## Problem requirements
Copy exactly the lines from the one containing "Write the matplotlib code for this chart." through the one containing "capsize=4.5, capthick=2.2, zorder=3)", both included, and leave out any pictures.

[Collected data entries]

================================

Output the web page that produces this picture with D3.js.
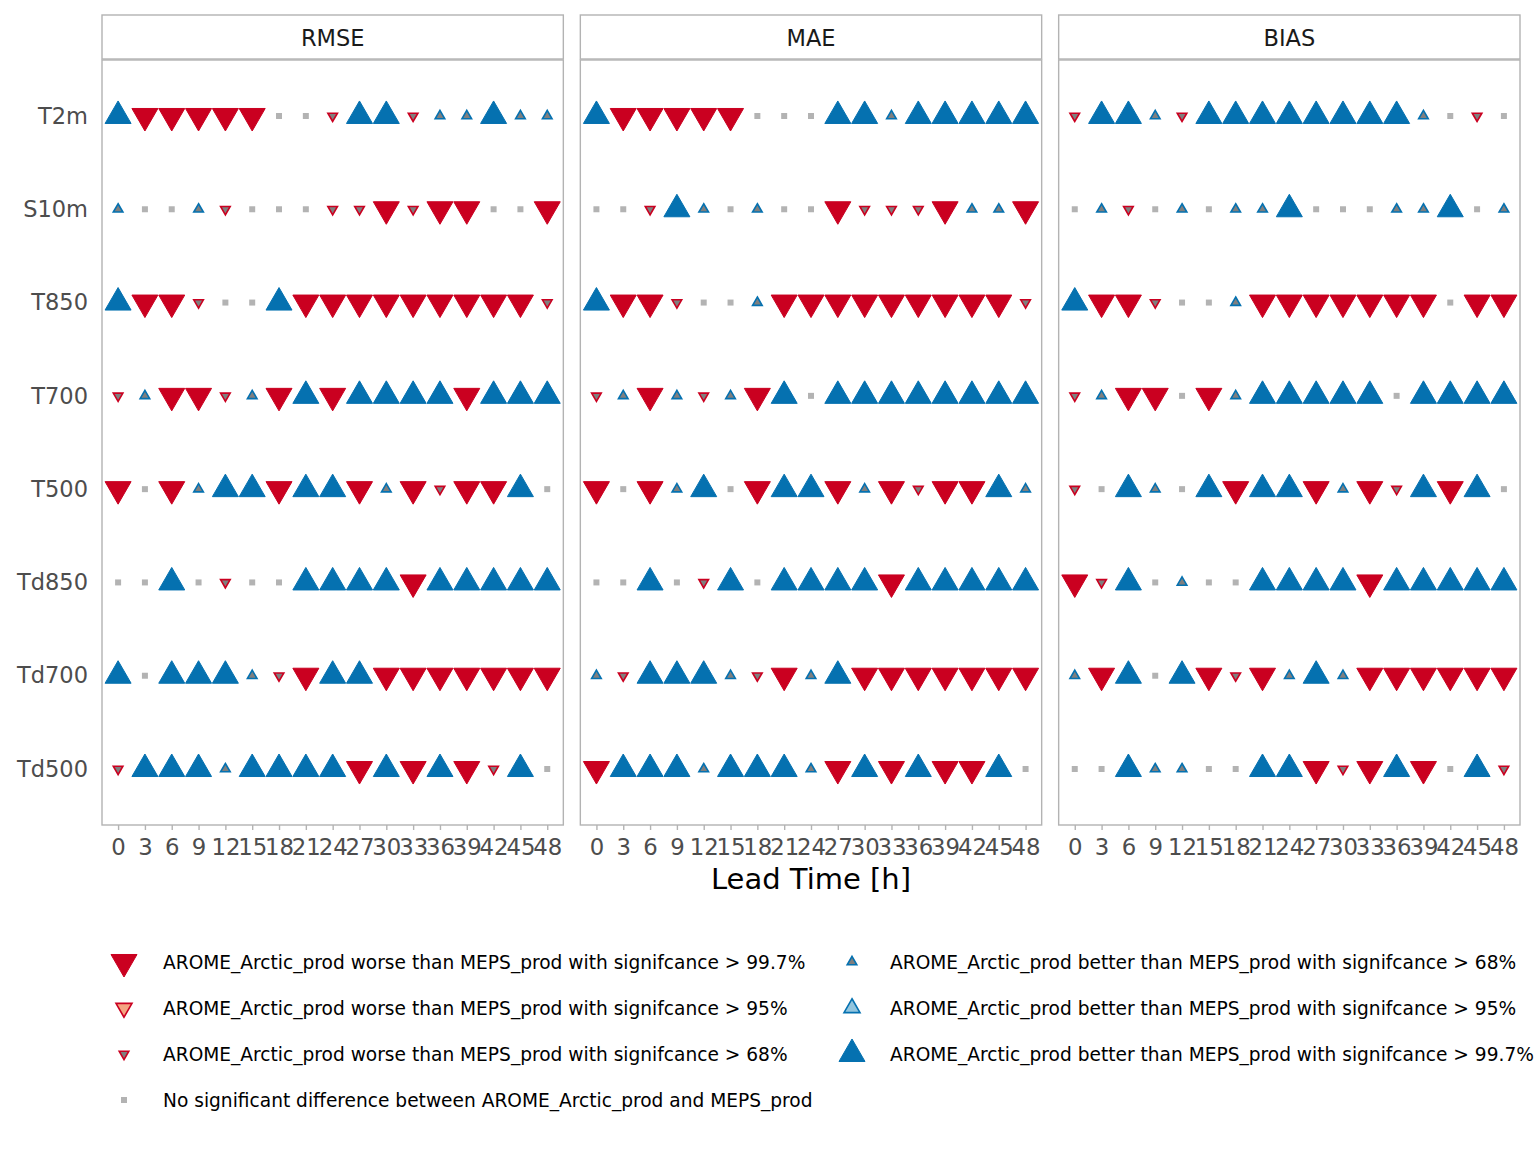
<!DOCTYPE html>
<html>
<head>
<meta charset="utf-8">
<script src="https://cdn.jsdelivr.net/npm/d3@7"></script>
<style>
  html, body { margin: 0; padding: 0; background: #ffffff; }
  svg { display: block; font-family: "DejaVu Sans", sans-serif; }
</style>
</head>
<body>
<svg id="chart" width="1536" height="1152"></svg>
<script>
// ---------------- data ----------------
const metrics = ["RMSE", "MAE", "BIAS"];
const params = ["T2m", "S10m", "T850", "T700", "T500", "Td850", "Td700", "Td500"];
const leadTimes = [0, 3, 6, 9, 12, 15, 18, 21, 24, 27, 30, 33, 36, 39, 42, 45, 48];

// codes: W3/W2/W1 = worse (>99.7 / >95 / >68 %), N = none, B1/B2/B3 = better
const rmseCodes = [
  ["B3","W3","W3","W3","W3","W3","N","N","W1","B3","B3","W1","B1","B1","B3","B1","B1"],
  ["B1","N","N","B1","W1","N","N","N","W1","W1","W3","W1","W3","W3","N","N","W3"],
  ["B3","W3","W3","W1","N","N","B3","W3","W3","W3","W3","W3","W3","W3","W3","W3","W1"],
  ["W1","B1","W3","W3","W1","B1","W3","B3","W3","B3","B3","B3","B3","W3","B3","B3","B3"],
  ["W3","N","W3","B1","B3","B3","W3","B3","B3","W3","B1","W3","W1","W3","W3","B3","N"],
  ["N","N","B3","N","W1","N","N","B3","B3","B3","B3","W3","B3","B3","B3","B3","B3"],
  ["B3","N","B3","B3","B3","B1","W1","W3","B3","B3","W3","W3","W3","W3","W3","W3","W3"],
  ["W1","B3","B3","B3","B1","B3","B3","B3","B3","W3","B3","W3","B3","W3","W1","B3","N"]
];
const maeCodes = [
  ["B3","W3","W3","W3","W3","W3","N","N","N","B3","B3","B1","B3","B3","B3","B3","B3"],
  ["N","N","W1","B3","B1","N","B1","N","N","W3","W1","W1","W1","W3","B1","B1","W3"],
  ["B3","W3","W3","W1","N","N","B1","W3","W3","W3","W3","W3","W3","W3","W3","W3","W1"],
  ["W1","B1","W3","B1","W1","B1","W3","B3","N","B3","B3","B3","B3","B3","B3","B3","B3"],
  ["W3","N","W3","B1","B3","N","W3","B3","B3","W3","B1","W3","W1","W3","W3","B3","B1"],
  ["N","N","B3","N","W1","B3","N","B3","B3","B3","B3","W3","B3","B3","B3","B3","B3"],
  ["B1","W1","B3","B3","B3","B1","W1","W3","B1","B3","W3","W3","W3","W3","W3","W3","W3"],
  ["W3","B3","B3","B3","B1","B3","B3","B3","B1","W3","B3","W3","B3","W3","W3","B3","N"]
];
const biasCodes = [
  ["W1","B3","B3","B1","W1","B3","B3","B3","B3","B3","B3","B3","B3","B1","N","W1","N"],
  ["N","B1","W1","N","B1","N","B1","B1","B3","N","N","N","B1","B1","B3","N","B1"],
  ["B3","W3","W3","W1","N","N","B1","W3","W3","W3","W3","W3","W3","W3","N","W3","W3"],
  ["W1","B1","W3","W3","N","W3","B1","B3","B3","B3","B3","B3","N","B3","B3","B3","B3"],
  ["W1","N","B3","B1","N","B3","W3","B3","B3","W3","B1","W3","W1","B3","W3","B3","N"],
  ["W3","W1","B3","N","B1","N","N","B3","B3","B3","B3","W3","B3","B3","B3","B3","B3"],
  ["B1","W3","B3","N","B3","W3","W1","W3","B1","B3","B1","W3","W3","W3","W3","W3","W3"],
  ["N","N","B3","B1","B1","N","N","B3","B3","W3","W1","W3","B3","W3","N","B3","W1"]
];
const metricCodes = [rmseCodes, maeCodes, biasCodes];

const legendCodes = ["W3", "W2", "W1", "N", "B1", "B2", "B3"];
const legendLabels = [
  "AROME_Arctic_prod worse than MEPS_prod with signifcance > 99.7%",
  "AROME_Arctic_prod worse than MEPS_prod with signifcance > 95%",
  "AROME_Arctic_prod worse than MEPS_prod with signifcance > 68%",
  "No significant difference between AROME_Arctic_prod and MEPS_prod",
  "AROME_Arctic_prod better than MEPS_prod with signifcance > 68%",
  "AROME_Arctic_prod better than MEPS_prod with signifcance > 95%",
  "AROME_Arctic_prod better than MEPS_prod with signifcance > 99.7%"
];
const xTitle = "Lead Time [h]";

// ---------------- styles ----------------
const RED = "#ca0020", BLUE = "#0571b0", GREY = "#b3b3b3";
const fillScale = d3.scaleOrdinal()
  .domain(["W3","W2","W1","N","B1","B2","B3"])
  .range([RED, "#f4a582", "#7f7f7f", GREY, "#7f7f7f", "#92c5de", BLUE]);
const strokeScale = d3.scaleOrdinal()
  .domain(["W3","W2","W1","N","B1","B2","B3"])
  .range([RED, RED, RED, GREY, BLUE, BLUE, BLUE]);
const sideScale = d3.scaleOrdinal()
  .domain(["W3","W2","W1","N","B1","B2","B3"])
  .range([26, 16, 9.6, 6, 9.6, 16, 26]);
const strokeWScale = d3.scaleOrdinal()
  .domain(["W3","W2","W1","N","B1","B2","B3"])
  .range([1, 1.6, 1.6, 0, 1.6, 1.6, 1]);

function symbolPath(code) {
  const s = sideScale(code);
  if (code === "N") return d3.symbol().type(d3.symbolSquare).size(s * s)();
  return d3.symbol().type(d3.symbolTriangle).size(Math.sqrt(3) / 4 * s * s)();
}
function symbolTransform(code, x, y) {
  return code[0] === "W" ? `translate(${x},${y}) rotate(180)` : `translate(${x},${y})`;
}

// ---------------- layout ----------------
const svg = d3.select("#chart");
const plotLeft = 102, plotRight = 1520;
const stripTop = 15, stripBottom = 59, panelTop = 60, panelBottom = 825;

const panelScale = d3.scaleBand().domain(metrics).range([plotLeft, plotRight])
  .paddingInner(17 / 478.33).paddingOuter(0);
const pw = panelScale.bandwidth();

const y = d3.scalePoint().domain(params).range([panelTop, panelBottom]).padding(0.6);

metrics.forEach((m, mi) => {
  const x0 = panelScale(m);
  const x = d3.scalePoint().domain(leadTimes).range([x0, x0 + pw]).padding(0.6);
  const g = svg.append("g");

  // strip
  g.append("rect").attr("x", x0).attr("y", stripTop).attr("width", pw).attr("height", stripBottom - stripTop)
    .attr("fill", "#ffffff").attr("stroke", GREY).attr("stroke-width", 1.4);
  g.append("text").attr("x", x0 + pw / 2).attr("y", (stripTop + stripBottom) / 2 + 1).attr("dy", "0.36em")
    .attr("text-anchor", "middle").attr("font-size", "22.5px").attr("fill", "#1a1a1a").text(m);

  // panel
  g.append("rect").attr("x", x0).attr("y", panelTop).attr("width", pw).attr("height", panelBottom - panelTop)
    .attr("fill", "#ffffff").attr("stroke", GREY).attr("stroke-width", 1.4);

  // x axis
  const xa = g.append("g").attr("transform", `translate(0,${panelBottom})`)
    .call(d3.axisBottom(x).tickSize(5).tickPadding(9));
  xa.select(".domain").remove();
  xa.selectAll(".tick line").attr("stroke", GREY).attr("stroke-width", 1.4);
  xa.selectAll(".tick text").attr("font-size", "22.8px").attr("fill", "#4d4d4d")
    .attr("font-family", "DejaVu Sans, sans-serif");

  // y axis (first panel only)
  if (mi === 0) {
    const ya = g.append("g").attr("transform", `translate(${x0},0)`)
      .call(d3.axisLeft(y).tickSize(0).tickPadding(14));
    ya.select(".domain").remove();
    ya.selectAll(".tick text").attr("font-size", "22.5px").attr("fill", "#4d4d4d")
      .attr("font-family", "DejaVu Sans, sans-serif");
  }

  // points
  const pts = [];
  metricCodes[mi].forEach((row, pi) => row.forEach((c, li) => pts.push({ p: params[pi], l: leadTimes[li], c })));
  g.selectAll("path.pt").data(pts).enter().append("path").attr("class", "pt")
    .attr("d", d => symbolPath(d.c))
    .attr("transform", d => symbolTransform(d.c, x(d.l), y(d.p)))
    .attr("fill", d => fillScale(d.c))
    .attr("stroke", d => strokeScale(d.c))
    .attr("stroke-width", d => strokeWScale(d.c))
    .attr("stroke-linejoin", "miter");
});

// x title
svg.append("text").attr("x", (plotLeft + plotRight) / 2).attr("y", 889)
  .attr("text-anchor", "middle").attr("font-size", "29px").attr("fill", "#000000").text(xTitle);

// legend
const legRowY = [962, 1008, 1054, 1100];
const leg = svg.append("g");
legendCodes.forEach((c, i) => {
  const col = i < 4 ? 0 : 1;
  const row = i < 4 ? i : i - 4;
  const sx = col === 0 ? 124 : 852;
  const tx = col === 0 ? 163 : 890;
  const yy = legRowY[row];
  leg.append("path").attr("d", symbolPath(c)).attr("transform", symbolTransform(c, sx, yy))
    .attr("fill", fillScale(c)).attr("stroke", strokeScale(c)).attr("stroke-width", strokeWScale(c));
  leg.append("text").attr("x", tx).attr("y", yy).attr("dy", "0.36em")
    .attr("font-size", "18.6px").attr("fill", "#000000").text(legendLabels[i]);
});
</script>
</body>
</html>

================================

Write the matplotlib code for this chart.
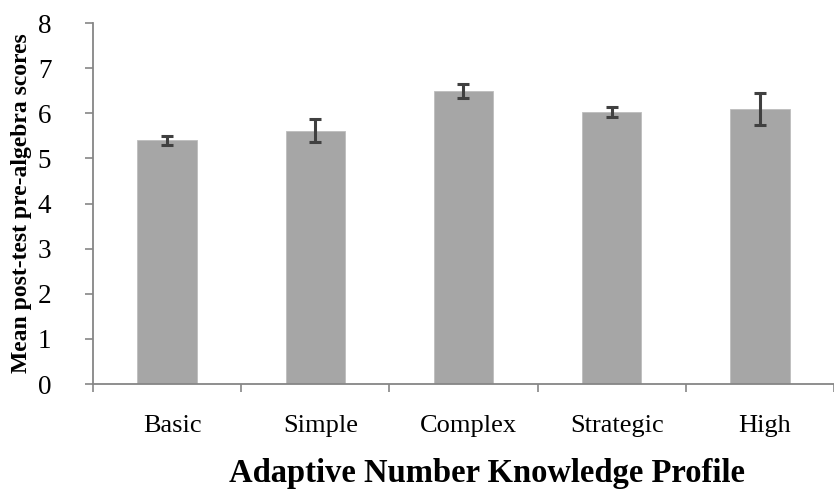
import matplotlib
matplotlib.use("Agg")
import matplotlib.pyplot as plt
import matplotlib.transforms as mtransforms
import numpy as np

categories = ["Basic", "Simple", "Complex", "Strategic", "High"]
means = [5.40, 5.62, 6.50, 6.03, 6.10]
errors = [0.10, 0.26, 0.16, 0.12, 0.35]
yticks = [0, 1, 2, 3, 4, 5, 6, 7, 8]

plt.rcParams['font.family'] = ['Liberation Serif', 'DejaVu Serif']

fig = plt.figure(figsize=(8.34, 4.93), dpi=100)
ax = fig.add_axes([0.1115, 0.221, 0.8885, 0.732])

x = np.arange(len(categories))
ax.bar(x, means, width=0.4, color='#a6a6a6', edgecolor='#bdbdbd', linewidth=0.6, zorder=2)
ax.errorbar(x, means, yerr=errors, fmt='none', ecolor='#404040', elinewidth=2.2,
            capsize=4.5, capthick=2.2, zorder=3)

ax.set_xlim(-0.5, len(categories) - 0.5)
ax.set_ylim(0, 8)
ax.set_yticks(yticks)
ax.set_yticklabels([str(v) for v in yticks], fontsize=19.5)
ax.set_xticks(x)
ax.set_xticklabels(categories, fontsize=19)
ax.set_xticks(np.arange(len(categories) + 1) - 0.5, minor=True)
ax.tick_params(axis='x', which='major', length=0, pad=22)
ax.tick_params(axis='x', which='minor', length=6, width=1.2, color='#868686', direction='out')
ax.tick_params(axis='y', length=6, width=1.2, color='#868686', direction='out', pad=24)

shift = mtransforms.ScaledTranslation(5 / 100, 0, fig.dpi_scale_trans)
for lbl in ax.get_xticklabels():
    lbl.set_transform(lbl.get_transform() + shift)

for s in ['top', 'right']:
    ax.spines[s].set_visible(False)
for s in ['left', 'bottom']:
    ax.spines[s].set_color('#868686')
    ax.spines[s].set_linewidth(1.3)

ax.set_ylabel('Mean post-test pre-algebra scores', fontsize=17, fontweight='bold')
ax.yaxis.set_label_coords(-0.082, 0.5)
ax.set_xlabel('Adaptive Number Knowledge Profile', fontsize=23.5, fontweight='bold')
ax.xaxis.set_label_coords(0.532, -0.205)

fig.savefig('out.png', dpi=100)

================================

## Task response
Write the matplotlib code for this chart.
import matplotlib
matplotlib.use("Agg")
import matplotlib.pyplot as plt
import matplotlib.transforms as mtransforms
import numpy as np

categories = ["Basic", "Simple", "Complex", "Strategic", "High"]
means = [5.40, 5.62, 6.50, 6.03, 6.10]
errors = [0.10, 0.26, 0.16, 0.12, 0.35]
yticks = [0, 1, 2, 3, 4, 5, 6, 7, 8]

plt.rcParams['font.family'] = ['Liberation Serif', 'DejaVu Serif']

fig = plt.figure(figsize=(8.34, 4.93), dpi=100)
ax = fig.add_axes([0.1115, 0.221, 0.8885, 0.732])

x = np.arange(len(categories))
ax.bar(x, means, width=0.4, color='#a6a6a6', edgecolor='#bdbdbd', linewidth=0.6, zorder=2)
ax.errorbar(x, means, yerr=errors, fmt='none', ecolor='#404040', elinewidth=2.2,
            capsize=4.5, capthick=2.2, zorder=3)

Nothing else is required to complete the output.